Categories of Special Interest

Architectural, Artistic, Historical, Social


Original Use

House


In Use As

Convent/nunnery


Date

1750 - 1770


Coordinates

305404, 307418


Date Recorded

25/07/2005


Date Updated

--/--/--


Description

Attached five-bay three-storey over basement former house, built c. 1760, now in use as convent. Pitched slate roof, clay ridge tiles, smooth rendered corbelled chimneystacks, smooth rendered verge coping, moulded cast-iron gutters, cast-iron hoppers and circular downpipes. Unpainted ruled-and-lined smooth rendered walling. Square-headed window openings, granite sills, uPVC windows.
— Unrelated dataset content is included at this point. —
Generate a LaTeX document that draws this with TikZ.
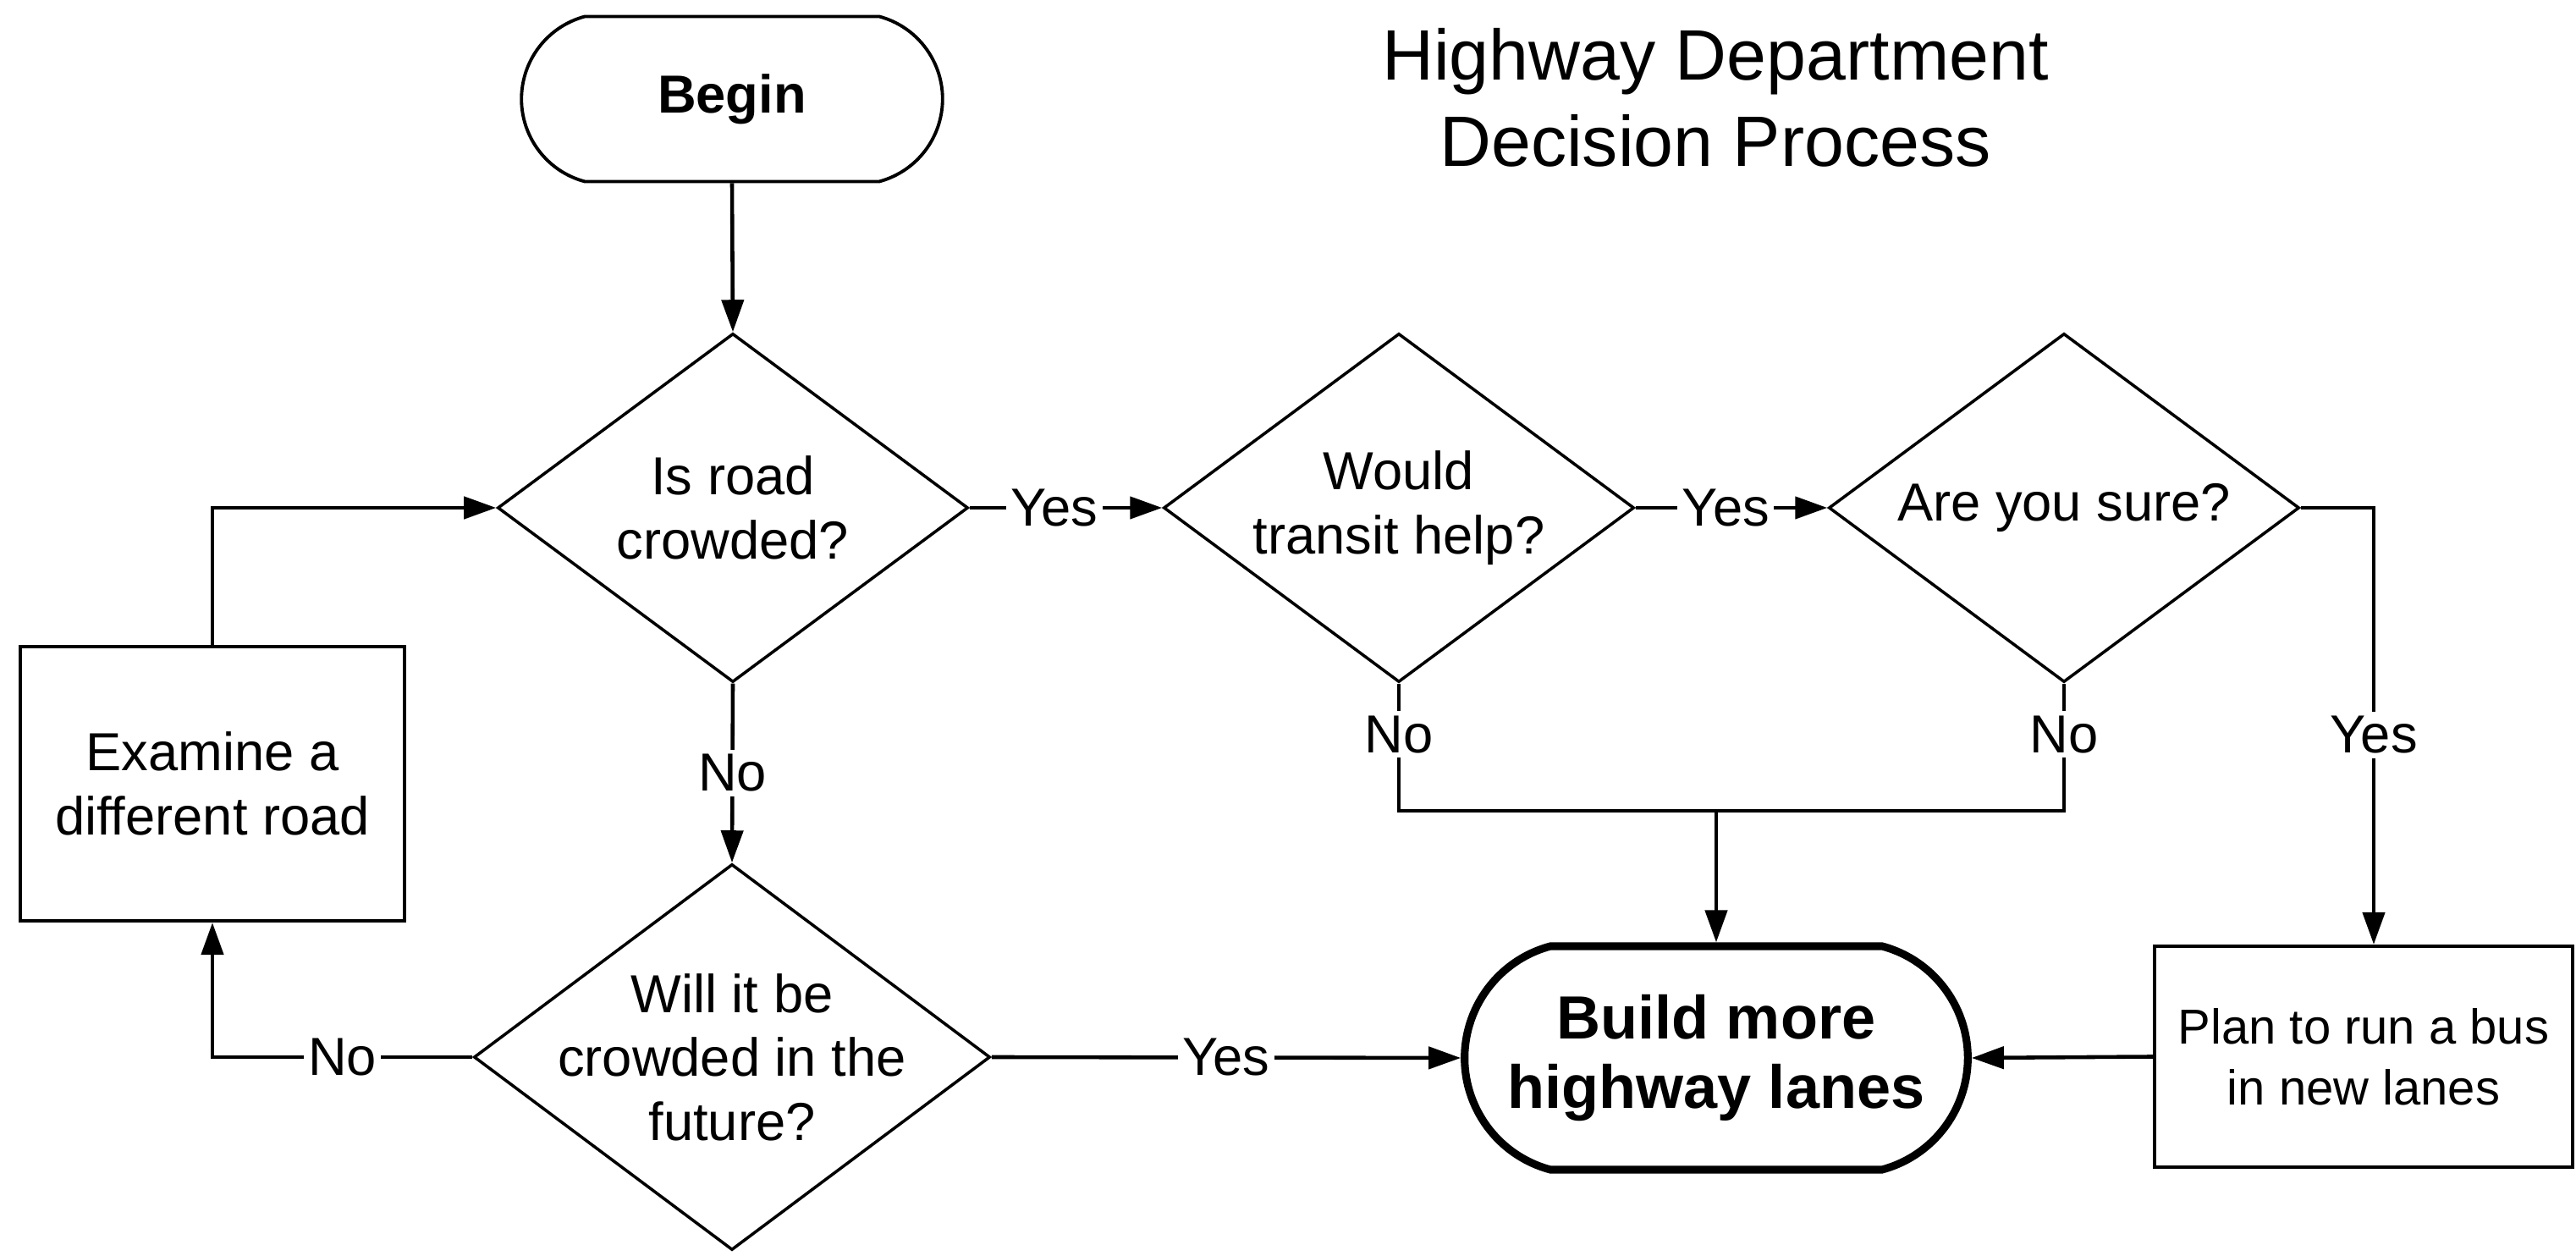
\documentclass[tikz,border=0pt]{standalone}
\usepackage{fontspec}
\setmainfont{Liberation Sans}
\usetikzlibrary{arrows.meta,shapes.geometric,shapes.misc}
\begin{document}
\begin{tikzpicture}[
  conn/.style={line width=1.3pt, draw=black},
  arr/.style={conn, -{Triangle[length=0.38cm,width=0.26cm]}},
  lbl/.style={fill=white, inner sep=1.5pt, font=\fontsize{18}{21}\selectfont},
  txt/.style={align=center, font=\fontsize{18}{21.5}\selectfont, inner sep=0pt},
  dia/.style={diamond, draw, line width=1pt, inner sep=0pt},
  box/.style={rectangle, draw, line width=1.2pt, align=center},
  term/.style={rounded rectangle, rounded rectangle arc length=150, draw, align=center}
]
\useasboundingbox[fill=white] (0,0) rectangle (30.44,14.84);

\node[term, line width=1.1pt, minimum width=5.21cm, minimum height=1.95cm,
      font=\bfseries\fontsize{18}{22}\selectfont] (begin) at (8.65,13.67) {Begin};
\node[align=center, font=\fontsize{24}{29}\selectfont, inner sep=0pt] (title)
      at (20.27,13.69) {Highway Department\\Decision Process};

\node[dia, minimum width=5.56cm, minimum height=4.12cm,
      label={[txt]center:Is road\\crowded?}] (d1) at (8.66,8.84) {};
\node[dia, minimum width=5.56cm, minimum height=4.12cm,
      label={[txt]center:Would\\transit help?}] (d2) at (16.53,8.84) {};
\node[dia, minimum width=5.56cm, minimum height=4.12cm,
      label={[txt]center:Are you sure?}] (d3) at (24.39,8.84) {};
\node[dia, minimum width=6.10cm, minimum height=4.56cm,
      label={[txt]center:Will it be\\crowded in the\\future?}] (d4) at (8.65,2.35) {};

\node[box, minimum width=4.54cm, minimum height=3.24cm,
      font=\fontsize{18}{21.5}\selectfont] (exam) at (2.51,5.58) {Examine a\\different road};
\node[term, line width=2.6pt, minimum width=6.18cm, minimum height=2.64cm,
      font=\bfseries\fontsize{20.5}{23.5}\selectfont] (build) at (20.28,2.34) {Build more\\highway lanes};
\node[box, minimum width=4.94cm, minimum height=2.61cm,
      font=\fontsize{16.5}{20.5}\selectfont] (plan) at (27.93,2.355) {Plan to run a bus\\in new lanes};

\coordinate (cY) at (28.05,8.84);
\coordinate (j) at (20.28,5.26);

\draw[arr] (begin.south) -- (d1.north);
\draw[arr] (d1.east) -- node[lbl,pos=0.44]{Yes} (d2.west);
\draw[arr] (d2.east) -- node[lbl,pos=0.47]{Yes} (d3.west);
\draw[arr] (d3.east) -- (cY) -- node[lbl,pos=0.52]{Yes} (cY |- plan.north);
\draw[arr] (d1.south) -- node[lbl]{No} (d4.north);
\draw[conn] (d2.south) -- node[lbl,pos=0.4]{No} (d2.south |- j) -- (d3.south |- j)
      -- node[lbl,pos=0.6]{No} (d3.south);
\draw[arr] (j) -- (build.north);
\draw[arr] (d4.east) -- node[lbl]{Yes} (build.west);
\draw[arr] (plan.west) -- (build.east);
\draw[arr] (d4.west) -- node[lbl]{No} (exam.south |- d4.west) -- (exam.south);
\draw[arr] (exam.north) |- (d1.west);
\end{tikzpicture}
\end{document}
Round-headed door opening, painted moulded render surround, engaged painted Doric columns on stone plinths, supporting broken entablature and broken-bed pediment, painted timber door with twelve raised-and-fielded panels, moulded render cornice, plain glazed fanlight, accessed by three granite steps. Site bounded by cast-iron railings with crucifix motifs on painted plinth. Street fronted, part of a complex of convent and school buildings.

Appraisal

This imposing former house was extended in 1853 by John Neville, County Surveyor, to facilitate its new use as a convent for the Sisters of Mercy. Its apparently severe façade is enlivened by a very fine Classical doorcase and the cast-iron railings contribute to its artistic significance. It is representative of the more visible presence of the Catholic Church in the mid-nineteenth century and the spread of education for women in Ireland.